Employment termination is never easy to handle. For most people, it’s difficult to come to terms with the loss of an employment opportunity, especially when that loss is a result of wrongful termination–it can be an extremely frustrating situation.
In very basic terms, wrongful termination occurs when an employer fires an employee illegally. Employment termination is considered illegal when the basis of firing an employee is either discriminatory or in violation of company or public policies.
Employees who believe that they’ve been terminated wrongfully can seek employment lawyers to file complaints in court on their behalf. Hence, it’s best to know essential things about wrongful termination. To wit, here are critical things employees should know before they take legal action. Here are the most critical ones:
1. Wrongful Termination Is About The Reason For Firing
Any employee who believes that their termination is illegal and wishes to take legal action must be able to convince the court that the reasons for their termination violate company policies, as well as state or federal laws.
For example, if the basis for your termination is due to discrimination based on gender, race, age, pregnancy, disability, nationality, or religion, then your legal action has a lot of weight in a court of law. Additionally, termination is considered wrongful if an employer fires an employee for serving on a jury, claiming compensation, or refusing to participate in an illegal act.
If you pursue legal action, your lawyer will build a case to prove that your employer terminated you for these reasons.
2. Maintaining Proper Personnel Records Is Critical
Before you take legal action against your employer for wrongful termination, you need to ensure that you have proper records to support your claim. The best way to maintain proper records is to regularly get a copy of your personnel records. Ideally, your personnel file will contain information such as yearly reviews that show your performance in the company.
Maintaining proper records of your performance and conduct at the workplace will enable your employment lawyer to counter any efforts by your employer’s advocates to prove to the court that you were fired because you failed to adhere to company policies.
3. Employment Laws May Allow ‘At Will’ Termination
Many states have provided for ‘at will’ termination in their employment laws. Under such laws, employers can hire employees and fire them at will based on their business needs or performance issues. For instance, in California, employment laws are based on the ‘at will’ legal principle. This means employers can fire workers at any time–for a reason or no reason at all.

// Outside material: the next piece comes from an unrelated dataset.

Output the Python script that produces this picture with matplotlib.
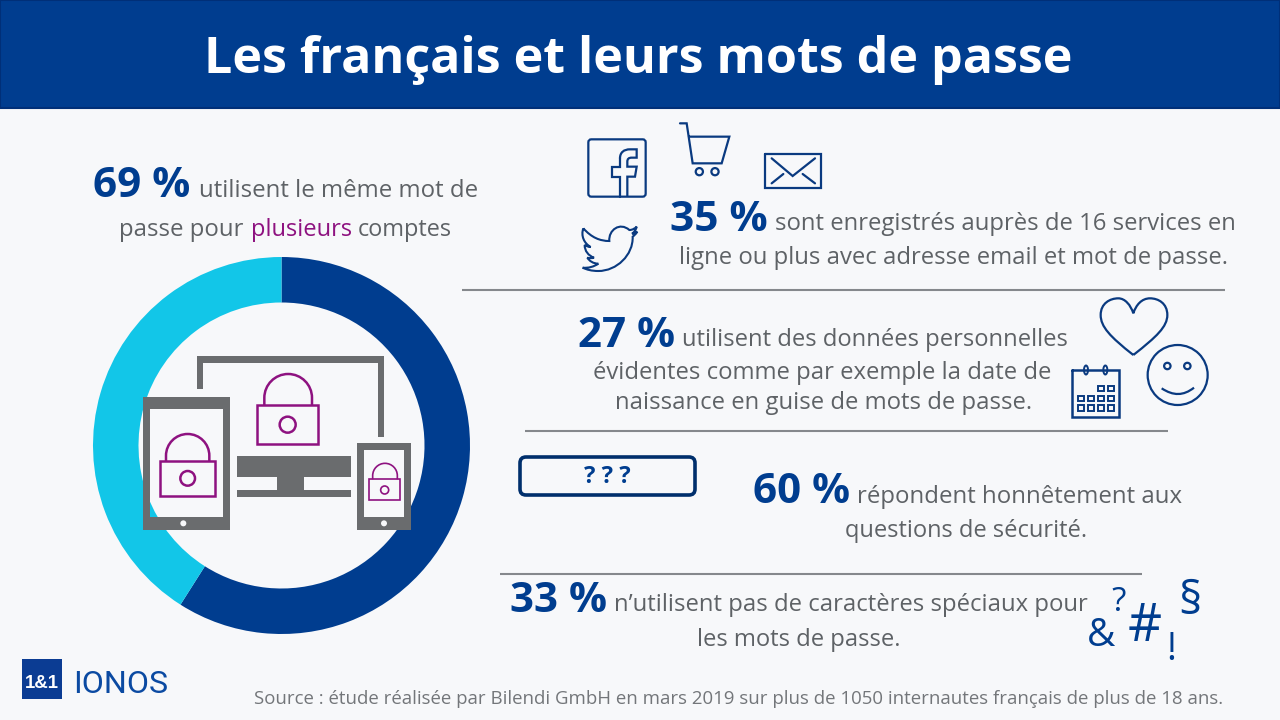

Employees can be fired for any reason unless there exists an employment contract between the employer and the employee. If such a contract requires that the employer provides a cause for termination and they fail to provide one, the employee can proceed to file a complaint about wrongful termination.
This doesn’t mean that state and federal employment laws, like the anti-discrimination law, don’t apply in states that have ‘at-will laws. If employment is terminated for unlawful reasons, such as those provided for in the anti-discrimination law, an employee can still file a lawsuit, and the employer will be held liable.
4. Lawsuits On Wrongful Termination Are Tough
If you decide to file a lawsuit on wrongful termination, you need to know beforehand that it’ll not be smooth sailing for you. Often, these kinds of lawsuits come down to your word against that of your employer. This calls for proper preparation ahead of filing the suit.
One way that you can have as much evidence favoring you is to relate well with your co-workers. Build a good relationship with them because they’ll most likely be called upon to testify about your work ethic and character in court.
5. Employers Aren’t Always After Protecting Their Image
The general misconception that employers will want to settle matters that end up in court quickly to protect their reputation isn’t always true. If your employer feels that your wrongful termination complaint isn’t backed by strong evidence or facts, they won’t be interested in settling it. Also, understand that for lawyers that work for large companies, publicity isn’t a concern. In most instances, incidents of wrongful termination don’t attract media attention unless the people who are involved are either celebrities or public figures.
Every year, numerous employees file complaints about wrongful dismissal in courts in a bid to secure compensation. However, winning these kinds of cases isn’t as easy as it sounds. Even with a good employment lawyer, employees must ensure that the evidence they present in court meets the legal threshold for wrongful dismissal.
If you believe you’ve been fired wrongfully, consider the five issues discussed above before taking legal action.